Americans ought to know the limits of relying on naval power alone to stop piracy as a result of the nation's experience in the Barbary Coast wars. Years of paying tribute to government-sponsored North African pirates produced increasing demands--as Thomas Jefferson warned. Once inaugurated, he rejected Tripoli's demand for tribute. Naval warfare followed in which small, fast pirate boats darted out to capture valuable prizes. Notwithstanding the offshore victories of larger American frigates, a successful conclusion was only reached by combined naval, Marine, and mercenary action that captured the Tripolitan town of Derna. Rightly convinced that he was squarely in the Americans' sights, the Bashaw of Tripoli agreed to peace, thus concluding the First Barbary War in 1805.

The second Barbary War ended similarly as the threat of Commodore Stephen Decatur's nine-ship squadron's guns trained on various North African cities convinced rulers to withdraw their demands for tribute and recognize U.S. shipping rights. Patrolling the Mediterranean was not nearly as persuasive in stopping piracy as denying pirates the bases from which to conduct operations or threatening those who supported them with destruction. The reference in the Marine hymn is to "the shores of Tripoli," not to its bays or littoral or coastal estuaries. The shore is where the problem festered. The shore is where it was resolved. And the shore is where today's problem should be addressed if an end to piracy is the objective.
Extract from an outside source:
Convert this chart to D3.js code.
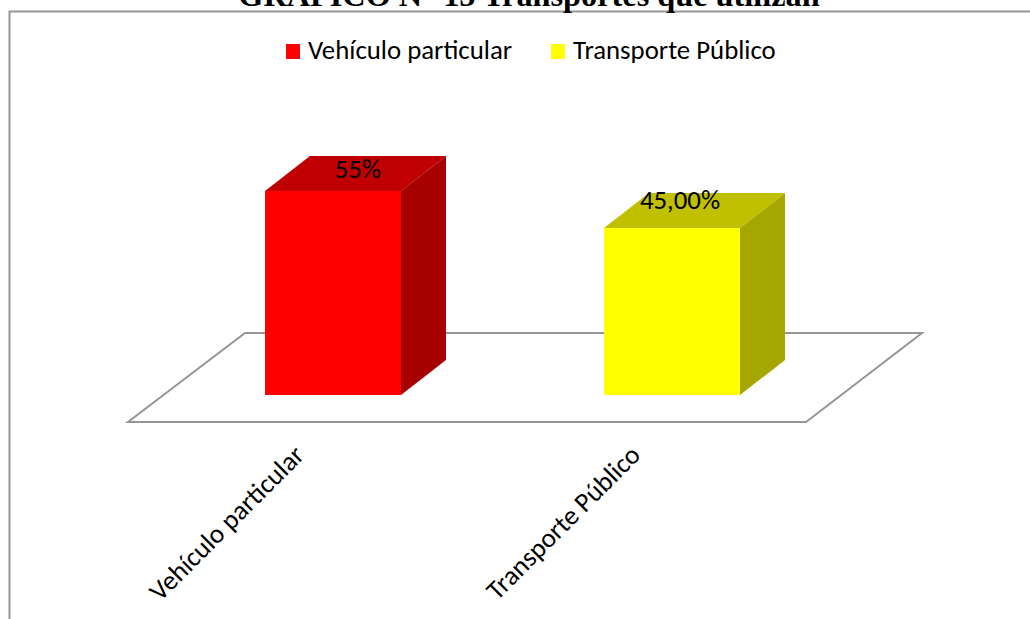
<!DOCTYPE html>
<html><head><meta charset="utf-8">
<script src="https://cdn.jsdelivr.net/npm/d3@7/dist/d3.min.js"></script>
<style>html,body{margin:0;padding:0;background:#fff}svg{display:block}</style>
</head><body><div id="c"></div>
<script>
const categories = ["Vehículo particular", "Transporte Público"];
const values = [55, 45];
const valueLabels = ["55%", "45,00%"];
const frontColors = ["#ff0000", "#ffff00"];
const topColors = ["#c00000", "#c0c000"];
const sideColors = ["#a60000", "#a6a600"];
const titleText = "GRÁFICO N° 15 Transportes que utilizan";

const W = 1030, H = 619;
const svg = d3.select("#c").append("svg").attr("width", W).attr("height", H);
const font = "Carlito, Calibri, 'Open Sans', 'Noto Sans', sans-serif";

// chart frame
svg.append("path").attr("d", "M9.5,619V11.5H1030").attr("fill", "none").attr("stroke", "#969696").attr("stroke-width", 2);

// title
svg.append("text").attr("x", 529).attr("y", 5.5).attr("text-anchor", "middle")
  .attr("font-family", "'Liberation Serif', serif").attr("font-weight", "bold").attr("font-size", 32.3)
  .attr("fill", "#000").text(titleText);

const y = d3.scaleLinear().domain([0, 55]).range([395, 191]);
const dx = 45, dy = -35;
const bw = 136;
const xPos = d3.scalePoint().domain(categories).range([333, 672]);
const labelDx = [25, 8], labelDy = [-13, -19];
const axisDx = [-42, -45];

// floor
svg.append("path").attr("d", "M128,422H806L922,333H245Z").attr("fill", "#fff").attr("stroke", "#969696").attr("stroke-width", 2);

const g = svg.selectAll("g.bar").data(categories).join("g").attr("class", "bar");
g.each(function (c, i) {
  const s = d3.select(this), l = xPos(c) - bw / 2, r = l + bw, t = y(values[i]), b = y(0);
  const line = d3.line();
  s.append("path").attr("d", line([[l, t], [r, t], [r + dx, t + dy], [l + dx, t + dy]]) + "Z").attr("fill", topColors[i]);
  s.append("path").attr("d", line([[r, t], [r + dx, t + dy], [r + dx, b + dy], [r, b]]) + "Z").attr("fill", sideColors[i]);
  s.append("rect").attr("x", l).attr("y", t).attr("width", bw).attr("height", b - t).attr("fill", frontColors[i]);
  s.append("text").attr("x", xPos(c) + labelDx[i]).attr("y", t + labelDy[i]).attr("text-anchor", "middle")
    .attr("font-family", font).attr("font-size", 26.8).attr("fill", "#000").text(valueLabels[i]);
  s.append("text").attr("transform", `translate(${xPos(c) + axisDx[i]},${442}) rotate(-45)`).attr("text-anchor", "end")
    .attr("dominant-baseline", "hanging")
    .attr("font-family", font).attr("font-size", 27).attr("fill", "#000").text(c);
});

// legend
const legendX = [286, 551], legendTextX = [308, 573];
categories.forEach((c, i) => {
  svg.append("rect").attr("x", legendX[i]).attr("y", 44).attr("width", 14).attr("height", 15).attr("fill", frontColors[i]);
  svg.append("text").attr("x", legendTextX[i]).attr("y", 59).attr("font-family", font).attr("font-size", 26.8).attr("fill", "#000").text(c);
});
</script></body></html>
Trying to restore order to Somalia in the hope that a stronger government could control piracy is a worthy effort which Washington should continue and redouble. Successful diplomacy and effective local reconstruction efforts could indeed reduce the real possibility of a local Islamist takeover and offer relief for the country's unfortunate people. But Somalia's descent into turmoil began almost two decades ago, and is as unlikely to be reversed soon by soft as by hard power. The jihadist threat--in the form of the Islamic Courts Union which controls most of the country--has already been unleashed on the region. What sense is there in failing to stop a serious incipient threat--sea piracy--out of concern at exacerbating a terrorist threat that already flourishes?

The Russians have suggested attacking such pirate bases as Eyl in the northern Puntland region of Somalia. The idea deserves serious consideration. Naval patrols can reduce piracy, but they cannot stop it. So long as the risk of serious punishment is low and the ransoms that shipping companies pay are high, piracy will thrive and multiply. Failure in antipiracy efforts off the Somali coast is likely to encourage more piracy elsewhere and invite terrorists into the act. Adding international defeat at the hands of ingenious Somali pirates to the failure to find and kill Osama bin Laden increases the perception that states are powerless in the face of daunting challenges to international order.